The vertical-transportation (VT) industry is one of the most interesting, with a unique impact to its final consumers. With its history, and in terms of product/service/technology perspectives, technology progress seems quite slow when compared to that of other industries. Lately, the trend is moving in the opposite direction. Industry leaders competing with their Internet of Things (IoT)/artificial-intelligence/connectivity solutions started to satisfy their final customers. The main change here is not the unstoppable developments in the technology; it is to hear what the customer needs. Steve Jobs, founder of Apple, had a famous saying regarding this: “It’s really hard to design products by focus groups. A lot of times, people don’t know what they want until you show it to them.” Jobs always targeted the “non-existing need.” He wanted to be the one who created “the need.” But, Apple never underestimated the feedback from the customer. With these two factors combined, Apple transformed into a sustainable technology-driven company.
When Otis started the “urbanization era” with the help of safe elevators’ innovation, the company also pioneered predictive-maintenance efforts years ago, before we ever heard of IoT. Back in the 1980s, Otis created the Remote Elevator Monitoring (REM) initiative, collecting data, like fault codes and the number of times a door opens, from more than 300,000 of its elevators. Otis collected that data once a day from those remote sites at baud-modem speeds. Now, the company can use those 40 years’ worth of REM data and insights as part of its predictive analytics program.
Why do companies collect data? Especially for an industry like VT, what would be the triggering point for Otis to have started to collect data almost 40 years back? Is the collected data even usable? It certainly must be convertible and usable in its final phase. Within a connected digital ecosystem, information is gathered directly from the elevators and escalators via smart-sensor technology, sent wirelessly to the cloud, analyzed and optimized through the connected platforms and delivered to the dedicated service team. Finally, it is delivered to the final consumer as a “sustainable product.”
This intelligent connectivity not only ensures the systems are up and running more often, delivering a better experience for riders, but also delivers faster service and greater cost savings to the business (industry). In short, whereas REM was for that day, IoT is for life. When the industry leaders with their strong strategists invest in the technology to start “the new era” for sustainable urbanization, it will create more and more happy end-users to shorten the return-on-investment period more than ever.
Today, Otis works to predict problems on the more than 2 million elevators it manages before those problems happen. This is the first part of the company’s digital transformation. In essence, Otis can proactively repair many elevators before they go out of service. This move decreases the carbon-emission values with fewer call-backs to Otis technicians, increasing efficiency in all areas.
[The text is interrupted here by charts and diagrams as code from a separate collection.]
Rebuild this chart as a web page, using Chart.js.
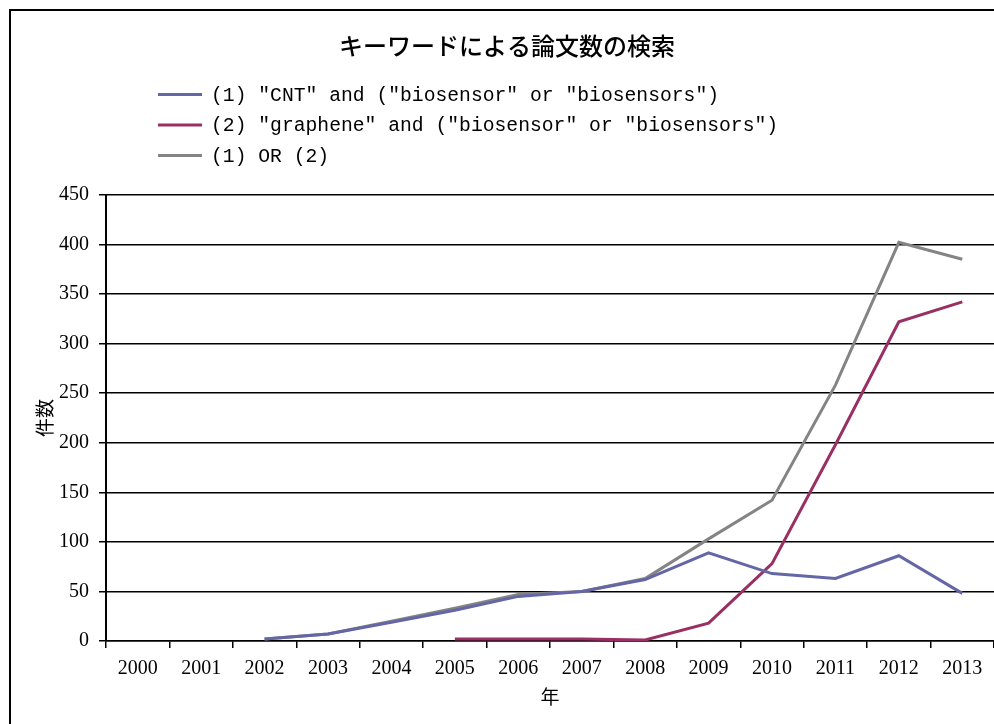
<!DOCTYPE html>
<html>
<head>
<meta charset="utf-8">
<script src="https://cdn.jsdelivr.net/npm/chart.js@4/dist/chart.umd.min.js"></script>
<style>
  html, body { margin: 0; padding: 0; background: #fff; }
  #wrap { width: 994px; height: 724px; position: relative; }
</style>
</head>
<body>
<div id="wrap"><canvas id="chart" width="994" height="724"></canvas></div>
<script>
// Publication years searched
const years = ['2000', '2001', '2002', '2003', '2004', '2005', '2006',
               '2007', '2008', '2009', '2010', '2011', '2012', '2013'];

// Paper counts per year for each keyword query (null = no hits recorded)
const cntCounts      = [null, null, 2, 7, 19, 31, 45, 50, 62, 89, 68, 63, 86, 48];
const grapheneCounts = [null, null, null, null, null, 2, 2, 2, 1, 18, 78, 198, 322, 342];
const unionCounts    = [null, null, 2, 7, 20, 33, 47, 50, 63, 103, 142, 258, 402, 385];

const seriesLabels = [
  '(1) "CNT" and ("biosensor" or "biosensors")',
  '(2) "graphene" and ("biosensor" or "biosensors")',
  '(1) OR (2)'
];

const yTicks = [0, 50, 100, 150, 200, 250, 300, 350, 400, 450];

const colors = ['#6466a6', '#993064', '#848484'];

// White page with the outer frame edge along the top and left
const framePlugin = {
  id: 'frame',
  beforeDraw(chart) {
    const ctx = chart.ctx;
    ctx.save();
    ctx.fillStyle = '#fff';
    ctx.fillRect(0, 0, chart.width, chart.height);
    ctx.strokeStyle = '#000';
    ctx.lineWidth = 2;
    ctx.beginPath();
    ctx.moveTo(10, chart.height);
    ctx.lineTo(10, 10);
    ctx.lineTo(chart.width, 10);
    ctx.stroke();
    ctx.restore();
  }
};

// Stacked legend: one row per dataset, line swatch then label
const stackedLegend = {
  id: 'stackedLegend',
  afterDraw(chart) {
    const ctx = chart.ctx;
    ctx.save();
    ctx.font = '19.7px "Liberation Mono", monospace';
    ctx.textBaseline = 'middle';
    ctx.textAlign = 'left';
    chart.data.datasets.forEach((ds, i) => {
      const y = 94.5 + i * 30.5;
      ctx.strokeStyle = ds.borderColor;
      ctx.lineWidth = 3;
      ctx.beginPath();
      ctx.moveTo(158, y);
      ctx.lineTo(202, y);
      ctx.stroke();
      ctx.fillStyle = '#000';
      ctx.fillText(ds.label, 211, y + 1);
    });
    ctx.restore();
  }
};

const tickFont = { family: '"Liberation Serif", serif', size: 20 };

new Chart(document.getElementById('chart'), {
  type: 'line',
  data: {
    labels: years,
    datasets: [
      { label: seriesLabels[0], data: cntCounts, borderColor: colors[0] },
      { label: seriesLabels[1], data: grapheneCounts, borderColor: colors[1] },
      { label: seriesLabels[2], data: unionCounts, borderColor: colors[2] }
    ].map(d => Object.assign(d, {
      borderWidth: 3,
      pointRadius: 0,
      pointHoverRadius: 0,
      tension: 0,
      fill: false,
      backgroundColor: d.borderColor
    }))
  },
  options: {
    responsive: false,
    animation: false,
    layout: { padding: { left: 20, right: 0, top: 0, bottom: 0 } },
    plugins: {
      legend: { display: false },
      tooltip: { enabled: false },
      title: {
        display: true,
        text: 'キーワードによる論文数の検索',
        color: '#000',
        font: { family: '"Noto Sans CJK JP", sans-serif', size: 24, weight: '500' },
        padding: { top: 31, bottom: 135 }
      }
    },
    scales: {
      x: {
        offset: true,
        grid: {
          offset: true,
          drawOnChartArea: false,
          drawTicks: true,
          tickLength: 7,
          color: '#000',
          lineWidth: 1.5
        },
        border: { color: '#000', width: 1.5 },
        ticks: { color: '#000', font: tickFont, padding: 9, maxRotation: 0, autoSkip: false },
        title: {
          display: true,
          text: '年',
          color: '#000',
          font: { family: '"Noto Sans CJK JP", sans-serif', size: 19, weight: '400' },
          padding: { top: 6, bottom: 16 }
        },
        afterFit(scale) { scale.height = 83; }
      },
      y: {
        min: 0,
        max: 450,
        afterBuildTicks(scale) { scale.ticks = yTicks.map(v => ({ value: v })); },
        grid: {
          color: '#000',
          lineWidth: 1.5,
          drawTicks: true,
          tickLength: 7
        },
        border: { color: '#000', width: 2 },
        ticks: { color: '#000', font: tickFont, padding: 10 },
        title: {
          display: true,
          text: '件数',
          color: '#000',
          font: { family: '"Noto Sans CJK JP", sans-serif', size: 19, weight: '400' },
          padding: { top: 13, bottom: 0 }
        },
        afterFit(scale) { scale.width = 86; }
      }
    }
  },
  plugins: [framePlugin, stackedLegend]
});
</script>
</body>
</html>
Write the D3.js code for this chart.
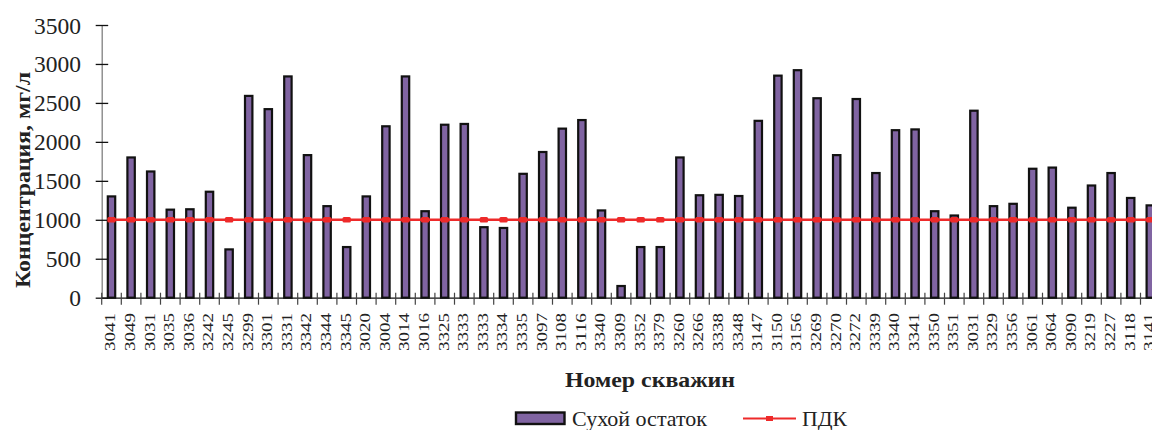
<!DOCTYPE html>
<html><head><meta charset="utf-8">
<script src="https://cdn.jsdelivr.net/npm/d3@7/dist/d3.min.js"></script>
<style>html,body{margin:0;padding:0;background:#fff;overflow:hidden}</style>
</head><body><svg id="c" width="1152" height="430"></svg>
<script>
const wells = ["3041","3049","3031","3035","3036","3242","3245","3299","3301","3331","3342","3344","3345","3020","3004",
"3014","3016","3325","3333","3333","3334","3335","3097","3108","3116","3340","3309","3352","3379","3260","3266","3338","3348","3147","3150",
"3156","3269","3270","3272","3339","3340","3341","3350","3351","3031","3329","3356","3061","3064","3090","3219","3227","3118","3141"];
const dryResidue = [1300,1800,1620,1130,1135,1360,620,2590,2420,2840,1830,1175,650,1300,2200,
2840,1110,2220,2230,905,895,1590,1870,2170,2280,1120,150,650,650,1800,1315,1320,1305,2270,2850,
2920,2560,1830,2550,1600,2150,2160,1110,1055,2400,1175,1205,1655,1670,1155,1440,1600,1280,1185];
const pdk = wells.map(() => 1000);
const yTicks = [0,500,1000,1500,2000,2500,3000,3500];
const seriesNames = ["Сухой остаток","ПДК"];
const yTitle = "Концентрация, мг/л";
const xTitle = "Номер скважин";

const svg = d3.select("#c");
const serif = "'Liberation Serif','Times New Roman',serif";
const x0 = 101.7, step = 19.6;
const x = d3.scaleBand().domain(d3.range(wells.length)).range([x0, x0 + step*wells.length]).paddingInner(0).paddingOuter(0);
const y = d3.scaleLinear().domain([0,3500]).range([297.7, 25]);
const purple = "#8064A2", red = "#EE2A2A";

// y axis
const yAx = svg.append("g").attr("transform",`translate(${x0},0)`)
  .call(d3.axisLeft(y).tickValues(yTicks).tickFormat(d3.format("d")).tickSize(0).tickPadding(20.7));
yAx.select(".domain").attr("stroke","#808080").attr("stroke-width",1.3);
yAx.selectAll("text").attr("font-family",serif).attr("font-size","23.5px").attr("fill","#222").attr("dy","0.34em");
yAx.selectAll(".tick").append("line").attr("x1",-6).attr("x2",6.5).attr("stroke","#111").attr("stroke-width",1.3);

// bars
const bw = 7.4;
svg.append("g").selectAll("rect").data(dryResidue).join("rect")
  .attr("x",(d,i)=>x(i)+x.bandwidth()/2-bw/2)
  .attr("y",d=>y(d))
  .attr("width",bw)
  .attr("height",d=>y(0)-y(d))
  .attr("fill",purple).attr("stroke","#111").attr("stroke-width",2.2);

// x axis
const xAx = svg.append("g").attr("transform",`translate(0,${y(0)})`)
  .call(d3.axisBottom(x).tickFormat(i=>wells[i]).tickSize(0).tickSizeOuter(0));
xAx.select(".domain").attr("stroke","#111").attr("stroke-width",1.3);
xAx.selectAll(".tick text").remove();
xAx.selectAll(".tick line").remove();
const bounds = d3.range(wells.length+1).map(i=>x0+i*step);
xAx.append("g").selectAll("line").data(bounds).join("line")
  .attr("x1",d=>d).attr("x2",d=>d).attr("y1",-5).attr("y2",7)
  .attr("stroke","#444").attr("stroke-width",1.2);
svg.append("g").selectAll("text").data(wells).join("text")
  .attr("transform",(d,i)=>`translate(${x(i)+x.bandwidth()/2+3.8},313) rotate(-90)`)
  .attr("text-anchor","end")
  .attr("font-family",serif).attr("font-size","15.5px").attr("fill","#222")
  .attr("textLength",38).attr("lengthAdjust","spacingAndGlyphs")
  .text(d=>d);

// PDK line
const line = d3.line().x((d,i)=>x(i)+x.bandwidth()/2).y(d=>y(d));
svg.append("path").datum(pdk).attr("d",line).attr("fill","none").attr("stroke",red).attr("stroke-width",2.4);
svg.append("g").selectAll("rect").data(pdk).join("rect")
  .attr("x",(d,i)=>x(i)+x.bandwidth()/2-4.2).attr("y",d=>y(d)-2.8)
  .attr("width",8.4).attr("height",5.6).attr("rx",1.5).attr("fill",red);

// titles
svg.append("text").attr("transform","translate(29.5,180) rotate(-90)")
  .attr("text-anchor","middle").attr("font-family",serif).attr("font-weight","bold")
  .attr("font-size","22px").attr("fill","#222")
  .attr("textLength",216).attr("lengthAdjust","spacingAndGlyphs").text(yTitle);
svg.append("text").attr("x",650).attr("y",387)
  .attr("text-anchor","middle").attr("font-family",serif).attr("font-weight","bold")
  .attr("font-size","22px").attr("fill","#222")
  .attr("textLength",170).attr("lengthAdjust","spacingAndGlyphs").text(xTitle);

// legend
const lg = svg.append("g");
lg.append("rect").attr("x",516).attr("y",412.5).attr("width",48.5).attr("height",11.5)
  .attr("fill",purple).attr("stroke","#111").attr("stroke-width",2.4);
lg.append("text").attr("x",572).attr("y",425.5).attr("font-family",serif).attr("font-size","21px").attr("fill","#222")
  .attr("textLength",135).attr("lengthAdjust","spacingAndGlyphs").text(seriesNames[0]);
lg.append("line").attr("x1",743).attr("x2",796).attr("y1",418.5).attr("y2",418.5).attr("stroke",red).attr("stroke-width",2.2);
lg.append("rect").attr("x",766).attr("y",416).attr("width",7).attr("height",5).attr("fill",red);
lg.append("text").attr("x",802).attr("y",425.5).attr("font-family",serif).attr("font-size","21px").attr("fill","#222")
  .attr("textLength",45).attr("lengthAdjust","spacingAndGlyphs").text(seriesNames[1]);
</script></body></html>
For instance, Otis technicians now have a new app on their company iPhones, Tune, which predicts maintenance needs based on the sounds an elevator is making as it travels from the bottom to the top of its route. That’s something longtime maintenance professionals could detect with their experienced ears. In creating Tune, Otis relied on machine learning, using audio data to train the algorithm, while not underestimating the true impact of pure experience. It was a way to level up via the latest tools without leaving the core human experience. Remote monitoring can listen for the sounds that, when taken to the next step, can predict a future problem and dispatch a field technician with the right tools and parts to fix it before a service interruption occurs.
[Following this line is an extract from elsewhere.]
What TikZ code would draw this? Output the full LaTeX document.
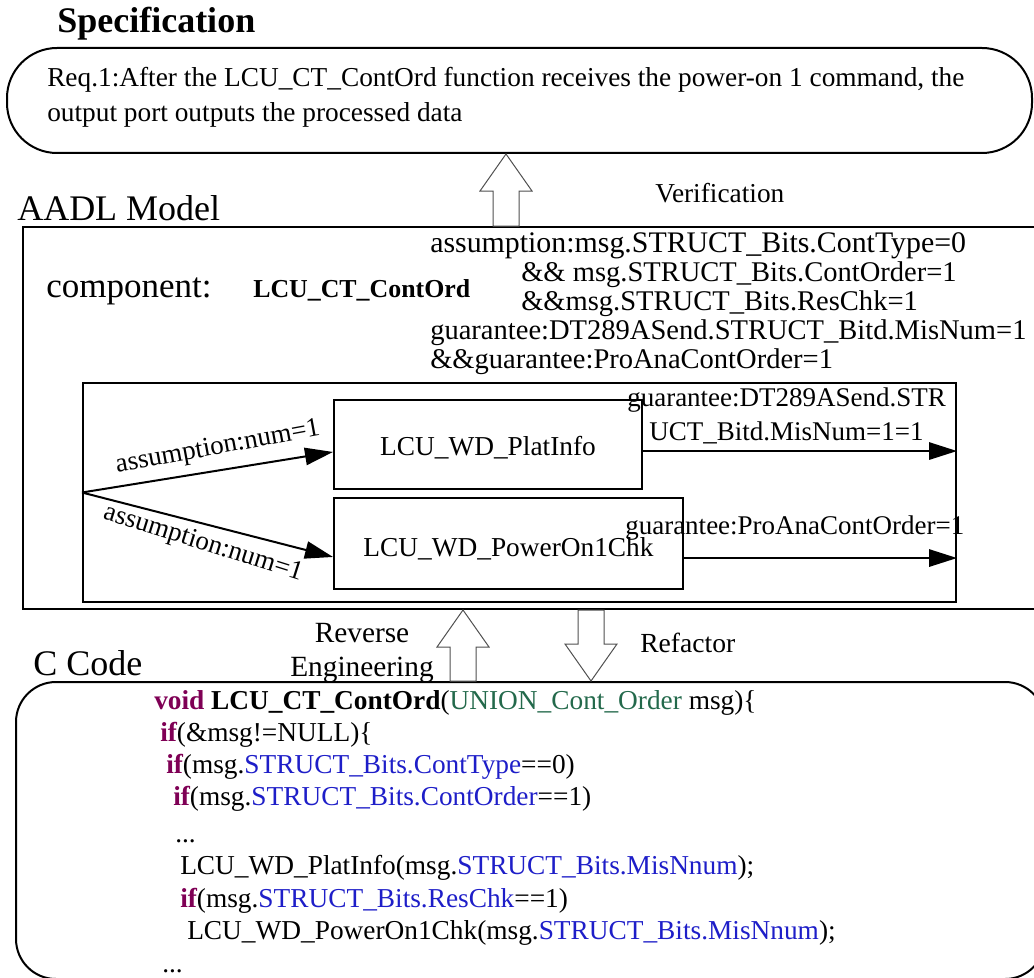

Elevators today are equipped with several sensors that can detect everything from noise, to vibration, to weight thresholds, to atmospheric pressure. That data is then sent via gateways enabled by WiFi or mobile data back to the cloud. All these efforts are to create a target: what the final consumer will need. Once this is identified, it is created. This can have three outcomes: a transparent, predictive and/or proactive approach to products and services.
To create value and provide sustainability, as repeatedly executed by companies like Apple or Microsoft, there should be a very strong “change management” plan in place. Adopting all digital tools to daily operations is not easy and will go through stages (Figure 1).
Although most companies and executives know how crucial it is to evolve with technology and create digital processes and solutions, putting this into action is a different story. Many companies have endeavored to undertake digital transformations, only to hit roadblocks. Understanding what went wrong with some companies can provide guidelines of things to avoid and point future digital transformations in the right direction.
Lessons learned:
- Focus on quality, not quantity: General Electric Co. tried to do too much without a real strategic focus in any area. The company was simply too large to transform all at once, especially without a true vision of what it was trying to achieve. Digital transformations are often done best with a handful of passionate people leading the charge, instead of thousands of employees.
- Integrate digital transformation efforts with the rest of the company: In this case, digital transformation is less of an actual transformation and more of a pivot into a new business area. To be successful, digital transformation needs to be integrated into the levels of the company. Efficient and trust-making internal communication is the key to achieve this.
- Look at the competition: The return on investment for a widespread and expensive digital transformation was small, especially with signs of an economy on the brink, for Procter & Gamble Co. The company likely could have seen more success if it had focused on smaller digital efforts more targeted to its existing products and processes. It failed to look at what was going on in the industry to see it was already ahead of competitors and what was going on with the economy. A digital transformation for transformation’s sake won’t be effective. It must consider all outside factors and be tightly tied to strategy.
- Design-thinking mindset: In the VT industry, due to its historical characteristics, companies are led by more business-thinking mindsets. Completely opposite ones, like technology-based startups, were led by more and more creative-thinking mindsets. To be able to provide more and more sustainable services to final consumers, elevator companies need to combine the two and must lead by a design-thinking mindset (Figure 2).
A digital transformation is a complicated and risky endeavor. When done correctly, it can lead to amazing, futureproof results and start “new eras” with 100%-satisfied end-users. Otis, with its forward-thinking plan, in execution since the 1980s, now starts “the new technological era” in the industry, after starting the urbanization one in 1852. This is what the industry needs — moreover, what the customer will need — that increases satisfaction, availability and continuous performance improvement.